====== PROVIDED INFORMATION ======
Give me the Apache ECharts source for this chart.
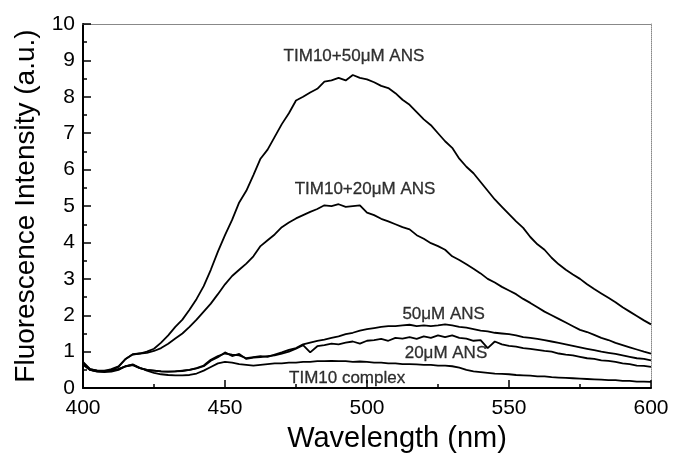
======
====== PROVIDED INFORMATION ======
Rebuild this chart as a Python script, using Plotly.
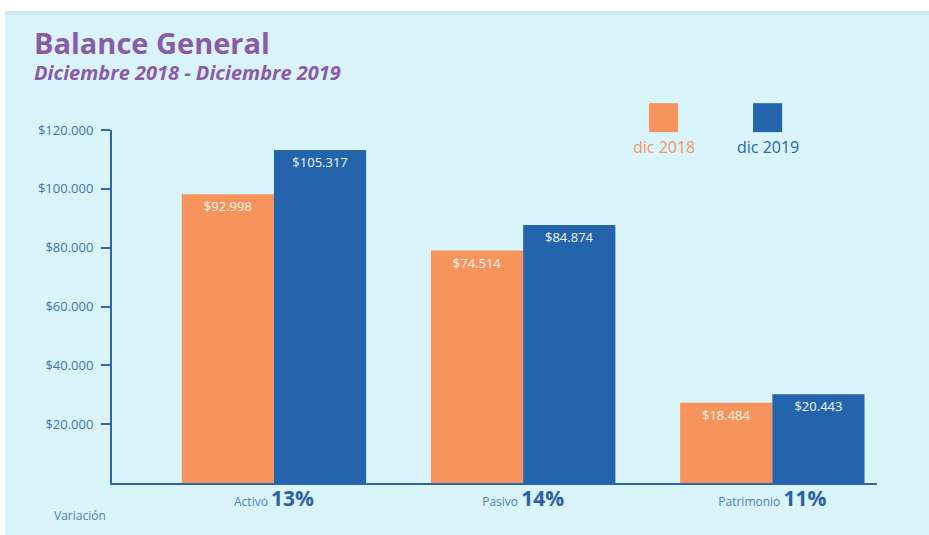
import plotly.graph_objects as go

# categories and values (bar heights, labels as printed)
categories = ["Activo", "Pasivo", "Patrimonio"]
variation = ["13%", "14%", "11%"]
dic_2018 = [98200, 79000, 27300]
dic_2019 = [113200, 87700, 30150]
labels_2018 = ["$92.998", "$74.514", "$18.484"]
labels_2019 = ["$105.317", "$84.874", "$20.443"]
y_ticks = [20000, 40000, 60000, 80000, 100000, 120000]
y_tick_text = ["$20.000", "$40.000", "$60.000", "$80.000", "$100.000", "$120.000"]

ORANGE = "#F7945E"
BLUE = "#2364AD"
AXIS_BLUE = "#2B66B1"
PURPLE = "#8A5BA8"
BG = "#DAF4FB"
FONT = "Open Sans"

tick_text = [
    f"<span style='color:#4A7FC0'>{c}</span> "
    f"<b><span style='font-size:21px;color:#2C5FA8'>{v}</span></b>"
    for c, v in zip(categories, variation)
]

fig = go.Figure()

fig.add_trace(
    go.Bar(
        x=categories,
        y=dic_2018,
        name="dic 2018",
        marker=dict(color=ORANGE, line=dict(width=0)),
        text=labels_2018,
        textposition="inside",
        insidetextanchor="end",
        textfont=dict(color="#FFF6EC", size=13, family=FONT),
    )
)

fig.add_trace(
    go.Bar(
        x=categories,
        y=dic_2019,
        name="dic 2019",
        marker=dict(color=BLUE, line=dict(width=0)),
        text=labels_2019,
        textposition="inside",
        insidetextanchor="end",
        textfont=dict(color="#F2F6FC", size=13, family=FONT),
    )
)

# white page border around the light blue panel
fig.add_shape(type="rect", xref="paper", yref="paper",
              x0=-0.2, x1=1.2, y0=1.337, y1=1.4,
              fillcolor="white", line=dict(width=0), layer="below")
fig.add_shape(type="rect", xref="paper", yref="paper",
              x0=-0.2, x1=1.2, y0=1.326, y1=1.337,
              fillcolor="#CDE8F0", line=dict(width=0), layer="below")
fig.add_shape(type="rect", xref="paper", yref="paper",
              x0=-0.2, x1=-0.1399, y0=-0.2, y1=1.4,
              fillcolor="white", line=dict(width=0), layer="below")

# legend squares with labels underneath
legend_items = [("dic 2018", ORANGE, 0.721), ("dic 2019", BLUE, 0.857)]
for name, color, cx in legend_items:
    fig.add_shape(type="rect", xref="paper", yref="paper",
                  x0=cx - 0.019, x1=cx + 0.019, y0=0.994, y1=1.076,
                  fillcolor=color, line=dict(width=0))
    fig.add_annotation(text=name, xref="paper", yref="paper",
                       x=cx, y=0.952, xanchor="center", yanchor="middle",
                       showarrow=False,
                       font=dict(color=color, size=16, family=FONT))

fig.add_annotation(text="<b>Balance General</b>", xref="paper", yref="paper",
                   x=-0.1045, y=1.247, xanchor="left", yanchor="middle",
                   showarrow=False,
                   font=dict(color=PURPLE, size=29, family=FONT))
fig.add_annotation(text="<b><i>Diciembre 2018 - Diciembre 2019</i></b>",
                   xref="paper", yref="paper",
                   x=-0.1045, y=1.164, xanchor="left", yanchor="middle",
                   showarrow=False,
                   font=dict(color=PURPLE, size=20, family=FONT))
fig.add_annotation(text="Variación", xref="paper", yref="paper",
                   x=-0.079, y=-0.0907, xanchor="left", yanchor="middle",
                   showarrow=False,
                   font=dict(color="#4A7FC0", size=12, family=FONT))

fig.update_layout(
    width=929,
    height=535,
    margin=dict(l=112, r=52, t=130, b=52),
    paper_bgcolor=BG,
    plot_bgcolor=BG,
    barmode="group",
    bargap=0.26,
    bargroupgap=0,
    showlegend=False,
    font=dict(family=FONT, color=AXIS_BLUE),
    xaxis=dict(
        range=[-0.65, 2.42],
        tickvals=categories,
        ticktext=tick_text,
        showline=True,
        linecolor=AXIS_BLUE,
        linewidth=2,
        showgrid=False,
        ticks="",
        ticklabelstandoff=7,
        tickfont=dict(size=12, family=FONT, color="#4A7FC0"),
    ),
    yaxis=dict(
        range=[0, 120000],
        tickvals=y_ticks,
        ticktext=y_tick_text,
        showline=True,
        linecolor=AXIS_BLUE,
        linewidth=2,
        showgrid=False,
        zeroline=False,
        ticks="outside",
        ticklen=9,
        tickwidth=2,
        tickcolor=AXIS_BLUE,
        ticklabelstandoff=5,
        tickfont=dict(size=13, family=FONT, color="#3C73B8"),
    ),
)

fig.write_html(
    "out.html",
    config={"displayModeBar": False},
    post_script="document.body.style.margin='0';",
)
======
====== PROVIDED INFORMATION ======
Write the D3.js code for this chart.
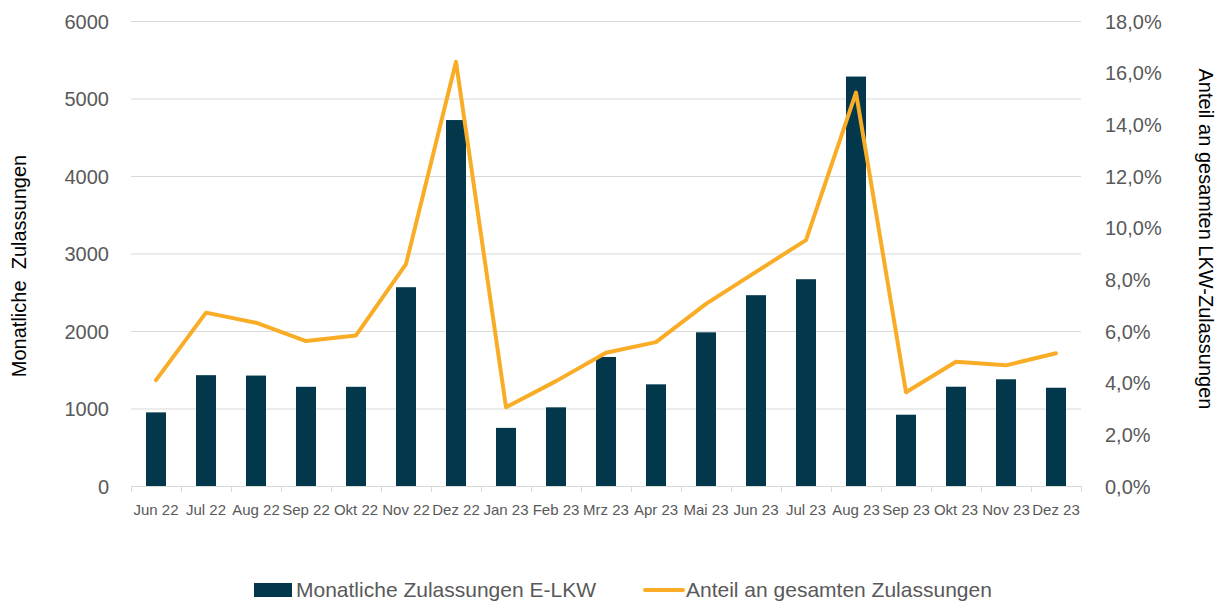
======
• **GOAL OF THE EXERCISE**
Scan the material above. Copy each line where "chart" occurs.

• **SOLUTION TO THIS EXERCISE**
Give me the Apache ECharts source for this chart.
Rebuild this chart as a Python script, using Plotly.
Write the D3.js code for this chart.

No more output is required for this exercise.